I talked about Knowing below (and about Cheating - which I will talk about in my "cleaning your manuscripts" this coming week).
The Soloist There were inspiring messages about friendship and sacrifice; however I was sad and disturbed all the same. Mr. Ayers, this musical genius, a prodigy -locked in a world that only he understands. Sometimes the line between genius and "madness" is a fine one. The movie was intense and the acting extremely well done. Do not expect a traditional hollywood "happy ending" . . . although it does have a version of a happy ending.
As for Julie/Julia -- I adored the Julia Child parts - Streep is brilliant in everything she does and J/J was no exception. She WAS Julia Child. Stanley Tucci was wonderful as Julia's husband. Their interesting story made me laugh, cry, love food and cooking. Julia Child's story inspired me! Her "never give up" attitude-Bravo! I adore her more now than I ever did before, and I admire her more than I ever did.
However, unfortunately, as for the present day "Julie" parts - I'm sorry to say that I wasn't as much inspired. This is not a reflection on the author, because I have not read her book; however, for how it was portrayed on screen, the Julie character was sometimes whiny and one-dimensional. My friend said she's listened to author interviews and thought the on screen interpretation in no way portrayed the depth of the real Julie, or the real story of her depression or pain that she worked her way through with "Julia by her side." I can believe this - how many times have books to movies failed in some way? I am tempted to go back to her blog and read more about the author, as I visited it only briefly before watching the movie. When your books go to movies, you do lose some control of content.

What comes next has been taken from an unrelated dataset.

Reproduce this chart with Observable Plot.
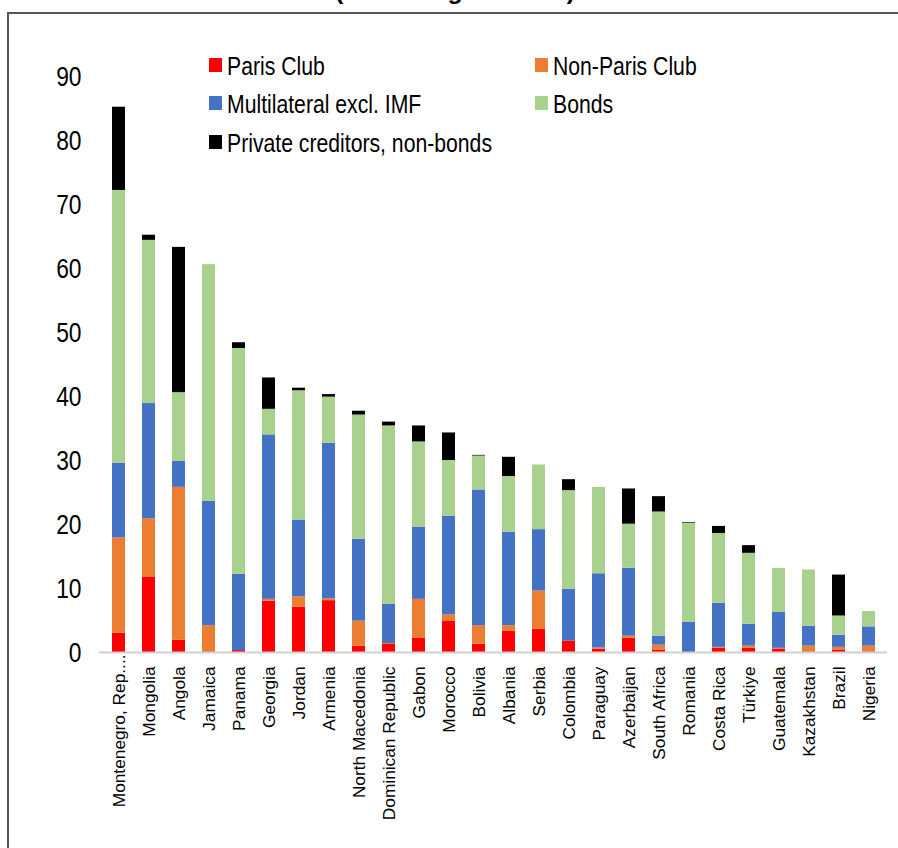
<!DOCTYPE html>
<html>
<head>
<meta charset="utf-8">
<script src="https://cdn.jsdelivr.net/npm/d3@7"></script>
<script src="https://cdn.jsdelivr.net/npm/@observablehq/plot@0.6"></script>
<style>
  html, body { margin: 0; padding: 0; background: #fff; }
  #chart { width: 898px; height: 848px; overflow: hidden; }
</style>
</head>
<body>
<div id="chart"></div>
<script>
// Stock of external public debt by creditor, percent of GDP
const countries = [
  "Montenegro, Rep. of", "Mongolia", "Angola", "Jamaica", "Panama", "Georgia",
  "Jordan", "Armenia", "North Macedonia", "Dominican Republic", "Gabon",
  "Morocco", "Bolivia", "Albania", "Serbia", "Colombia", "Paraguay",
  "Azerbaijan", "South Africa", "Romania", "Costa Rica", "Türkiye",
  "Guatemala", "Kazakhstan", "Brazil", "Nigeria"
];

const parisClub    = [3.0, 11.8, 1.9, 0.1, 0.3, 8.0, 7.1, 8.1, 1.0, 1.25, 2.2, 4.85, 1.3, 3.3, 3.65, 1.8, 0.5, 2.2, 0.4, 0.0, 0.7, 0.7, 0.55, 0.0, 0.4, 0.1];
const nonParisClub = [14.9, 9.1, 23.9, 4.1, 0.0, 0.3, 1.6, 0.3, 3.9, 0.15, 6.1, 1.05, 2.9, 0.9, 5.95, 0.0, 0.2, 0.35, 0.75, 0.0, 0.1, 0.3, 0.1, 1.0, 0.4, 0.9];
const multilateral = [11.7, 18.0, 4.1, 19.4, 11.9, 25.7, 12.0, 24.3, 12.8, 6.1, 11.3, 15.4, 21.2, 14.6, 9.6, 8.1, 11.6, 10.6, 1.4, 4.7, 6.9, 3.4, 5.6, 3.1, 1.9, 3.0];
const bonds        = [42.6, 25.5, 10.7, 37.0, 35.3, 4.0, 20.2, 7.2, 19.4, 27.9, 13.3, 8.7, 5.3, 8.7, 10.1, 15.4, 13.5, 6.9, 19.4, 15.5, 10.9, 11.1, 6.9, 8.8, 3.0, 2.4];
const privateOther = [13.0, 0.8, 22.7, 0.0, 0.9, 4.9, 0.4, 0.4, 0.6, 0.6, 2.5, 4.3, 0.1, 3.0, 0.0, 1.7, 0.0, 5.5, 2.4, 0.1, 1.1, 1.2, 0.0, 0.0, 6.4, 0.0];

const creditors = ["Paris Club", "Non-Paris Club", "Multilateral excl. IMF", "Bonds", "Private creditors, non-bonds"];
const creditorColors = ["#FF0000", "#ED7D31", "#4472C4", "#A9D18E", "#000000"];
const yTicks = [0, 10, 20, 30, 40, 50, 60, 70, 80, 90];
const titleText = "(Percentage of GDP)";

const seriesValues = [parisClub, nonParisClub, multilateral, bonds, privateOther];
const rows = countries.flatMap((country, i) =>
  creditors.map((creditor, j) => ({country, creditor, value: seriesValues[j][i]}))
);

const sans = "'Liberation Sans', Arial, sans-serif";
const NARROW = 0.8; // horizontal squeeze that gives an Arial-Narrow look

// Excel-style truncation of overlong category names
const shorten = (d) => d.length > 18 ? d.slice(0, 15) + "...." : d;

const W = 898, H = 848;
const chart = Plot.plot({
  width: W,
  height: H,
  marginLeft: 99,
  marginRight: 11,
  marginTop: 76,
  marginBottom: 196,
  style: {background: "#fff", color: "#000", overflow: "visible"},
  x: {domain: countries, paddingInner: 0.58, paddingOuter: 0.29, label: null},
  y: {domain: [0, 90], label: null},
  color: {domain: creditors, range: creditorColors},
  marks: [
    Plot.barY(rows, {x: "country", y: "value", fill: "creditor", order: creditors}),
    Plot.ruleY([0], {stroke: "#d0d0d0", strokeWidth: 2}),
    Plot.axisY({ticks: yTicks, tickSize: 0, tickPadding: 18, fontSize: 28.5, fontFamily: sans, label: null}),
    Plot.axisX({tickRotate: -90, tickSize: 0, tickPadding: 14, fontSize: 17.3, fontFamily: sans, tickFormat: shorten, label: null})
  ]
});

document.getElementById("chart").appendChild(chart);

const svg = d3.select(chart);

// squeeze text horizontally while keeping its anchor point fixed
function condense(selection, k) {
  selection.each(function () {
    const x = +this.getAttribute("x") || 0;
    const tr = this.getAttribute("transform") || "";
    this.setAttribute("transform", `${tr} translate(${x * (1 - k)},0) scale(${k},1)`);
  });
}
condense(svg.selectAll('g[aria-label="y-axis tick label"] text'), NARROW);

// the truncated first category label overhangs toward the axis line
svg.selectAll('g[aria-label="x-axis tick label"] text')
  .filter((d, i) => i === 0)
  .each(function () {
    const tr = this.getAttribute("transform") || "";
    this.setAttribute("transform", `translate(0,-12) ${tr}`);
  });

// outer chart border
svg.append("path")
  .attr("d", `M8,${H} L8,13 L${W},13`)
  .attr("fill", "none")
  .attr("stroke", "#555")
  .attr("stroke-width", 2);

// title sits above the frame
svg.append("text")
  .attr("x", 455)
  .attr("y", -1.5)
  .attr("text-anchor", "middle")
  .attr("font-family", sans)
  .attr("font-weight", "bold")
  .attr("font-size", 24.7)
  .attr("fill", "#000")
  .text(titleText);

// legend: two columns
const legendCols = [209, 535];
const legendRows = [65, 103, 142];
const legendPos = [[0, 0], [1, 0], [0, 1], [1, 1], [0, 2]];
const legend = svg.append("g").attr("font-family", sans).attr("font-size", 26.5);
creditors.forEach((name, k) => {
  const [c, r] = legendPos[k];
  const x = legendCols[c], y = legendRows[r];
  legend.append("rect")
    .attr("x", x).attr("y", y - 7)
    .attr("width", 13).attr("height", 14)
    .attr("fill", creditorColors[k]);
  legend.append("text")
    .attr("transform", `translate(${x + 18},${y}) scale(${NARROW},1)`)
    .attr("text-anchor", "start")
    .attr("dy", "0.36em")
    .attr("fill", "#000")
    .text(name);
});
</script>
</body>
</html>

Every time the Julie character's husband ate, I wanted to retch. The loud smacking, the chewing with his mouth open, the oozing food out of the mouth, the cake smashed all over the face - it was disgusting. It was distracting to me and I didn't find it cute or funny, and certainly not appetizing. However, when Julia Child ate, and when she cooked - I wanted to be there with her! I wanted to be enjoying food with her. She loved food and she made me love it with her. When she failed and then jumped back up on her feet, I was inspired. When she thumbed her nose at naysayers, I was inspired. When her dreams finally came true, I wanted to jump up and say YES!
Then there was the "thing" about Julia Child snubbing Julie (and the part about "guess who is coming to dinner was really strange - I won't give it away, but . . . huhn? Why make it seem as if one thing is going to happen when it did not?).

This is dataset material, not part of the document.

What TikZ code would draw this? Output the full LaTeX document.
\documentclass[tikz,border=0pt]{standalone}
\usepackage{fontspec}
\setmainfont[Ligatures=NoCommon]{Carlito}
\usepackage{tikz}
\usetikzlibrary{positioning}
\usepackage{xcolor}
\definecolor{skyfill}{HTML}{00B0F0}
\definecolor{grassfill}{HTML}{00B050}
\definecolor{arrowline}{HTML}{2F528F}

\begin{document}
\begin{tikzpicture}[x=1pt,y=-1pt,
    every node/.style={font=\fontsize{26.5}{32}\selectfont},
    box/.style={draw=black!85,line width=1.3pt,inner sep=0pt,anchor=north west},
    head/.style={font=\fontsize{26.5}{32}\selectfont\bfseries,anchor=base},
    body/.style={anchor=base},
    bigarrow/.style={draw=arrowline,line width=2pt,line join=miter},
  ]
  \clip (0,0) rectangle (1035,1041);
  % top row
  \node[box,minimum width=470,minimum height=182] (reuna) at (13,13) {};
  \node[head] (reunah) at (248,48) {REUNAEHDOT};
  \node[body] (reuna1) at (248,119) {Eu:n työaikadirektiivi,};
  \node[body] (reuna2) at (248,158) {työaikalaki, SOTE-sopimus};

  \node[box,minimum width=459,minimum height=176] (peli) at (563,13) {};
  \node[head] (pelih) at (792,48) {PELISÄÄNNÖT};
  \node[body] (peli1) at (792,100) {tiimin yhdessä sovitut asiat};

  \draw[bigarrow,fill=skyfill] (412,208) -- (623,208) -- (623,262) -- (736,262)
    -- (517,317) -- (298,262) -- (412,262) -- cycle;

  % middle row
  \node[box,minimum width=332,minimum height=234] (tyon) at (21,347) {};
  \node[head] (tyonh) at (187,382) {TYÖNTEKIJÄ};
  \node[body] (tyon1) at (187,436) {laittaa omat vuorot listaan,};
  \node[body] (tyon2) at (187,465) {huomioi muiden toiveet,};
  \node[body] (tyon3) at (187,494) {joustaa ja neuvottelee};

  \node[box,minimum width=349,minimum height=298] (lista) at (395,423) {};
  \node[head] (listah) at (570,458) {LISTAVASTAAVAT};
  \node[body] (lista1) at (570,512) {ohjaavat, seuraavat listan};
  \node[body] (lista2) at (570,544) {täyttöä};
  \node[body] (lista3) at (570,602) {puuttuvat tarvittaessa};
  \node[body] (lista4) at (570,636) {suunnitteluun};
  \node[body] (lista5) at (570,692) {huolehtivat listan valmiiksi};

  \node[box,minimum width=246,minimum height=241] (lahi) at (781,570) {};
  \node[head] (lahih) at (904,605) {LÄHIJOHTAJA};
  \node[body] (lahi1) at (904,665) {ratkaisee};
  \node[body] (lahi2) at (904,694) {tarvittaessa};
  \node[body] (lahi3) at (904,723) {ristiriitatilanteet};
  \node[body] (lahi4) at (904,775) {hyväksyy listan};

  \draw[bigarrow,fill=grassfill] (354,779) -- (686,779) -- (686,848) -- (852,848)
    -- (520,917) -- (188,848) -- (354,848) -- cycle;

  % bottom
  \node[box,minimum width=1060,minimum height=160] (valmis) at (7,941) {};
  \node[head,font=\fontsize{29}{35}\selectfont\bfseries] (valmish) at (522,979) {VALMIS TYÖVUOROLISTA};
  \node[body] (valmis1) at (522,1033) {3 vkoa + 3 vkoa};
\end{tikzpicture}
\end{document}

Perhaps Julia Child felt exploited. Well, Julie did exploit Julia Child for her own ends. What writer does not do this at some time in their writing life, knowingly or unknowingly (mostly knowingly)? Even when done with the best of intentions, with a heart full of admiration, it is exploitation when another person's life or character is so blatantly used to another's means to an end (becoming well-known). And Julie wanted to be a well-known writer, adored by others, and she wanted a quick way to it (who doesn't? *smile*).

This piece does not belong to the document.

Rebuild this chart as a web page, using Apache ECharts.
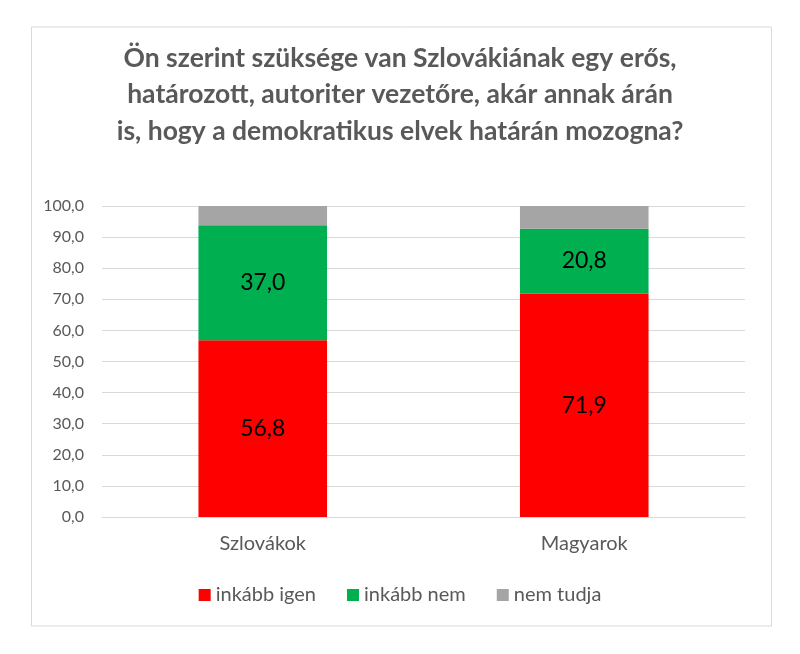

Perhaps Julia Child snubbed Julie because she felt Julie didn't pay her dues. Julia Child spent eight years trying to publish her cookbook. She worked her ass off. And suddenly, here comes this young woman who rides on the back of Julia Child's hard work to "stardom" by writing a blog over the course of a year based on Child's hard work and dedication to something she loved: food and cooking.
I wonder how Julie felt about the way she was portrayed on screen? If she felt the missing parts that would have given more depth to her on-screen character? Or, if she really doesn't care because she achieved her goal of becoming "famous and well-known." After all, we can't please everyone - I know this from my own small experience in publishing. We just do what we love and do it the best we can and hope for the best. In fact, good for Julie for having such a wonderful idea and sticking to it! That is inspiring.
I wonder, though, if we can lose something of ourselves when it becomes about how much exposure and "fame" we strive for to be successful. As authors/artists/musicians, things can become about other things; will we sell or give away what's precious to us to "Make It" even if we think we won't do something that? In the end, does the means justify the end, or is it the old "laughing all the way to the bank" thing? I can't make a judgment on something I haven't experienced myself, but I do fear the answer.
All in all, I did have fun watching the movie-I laughed, I cried, I was hungry as hell.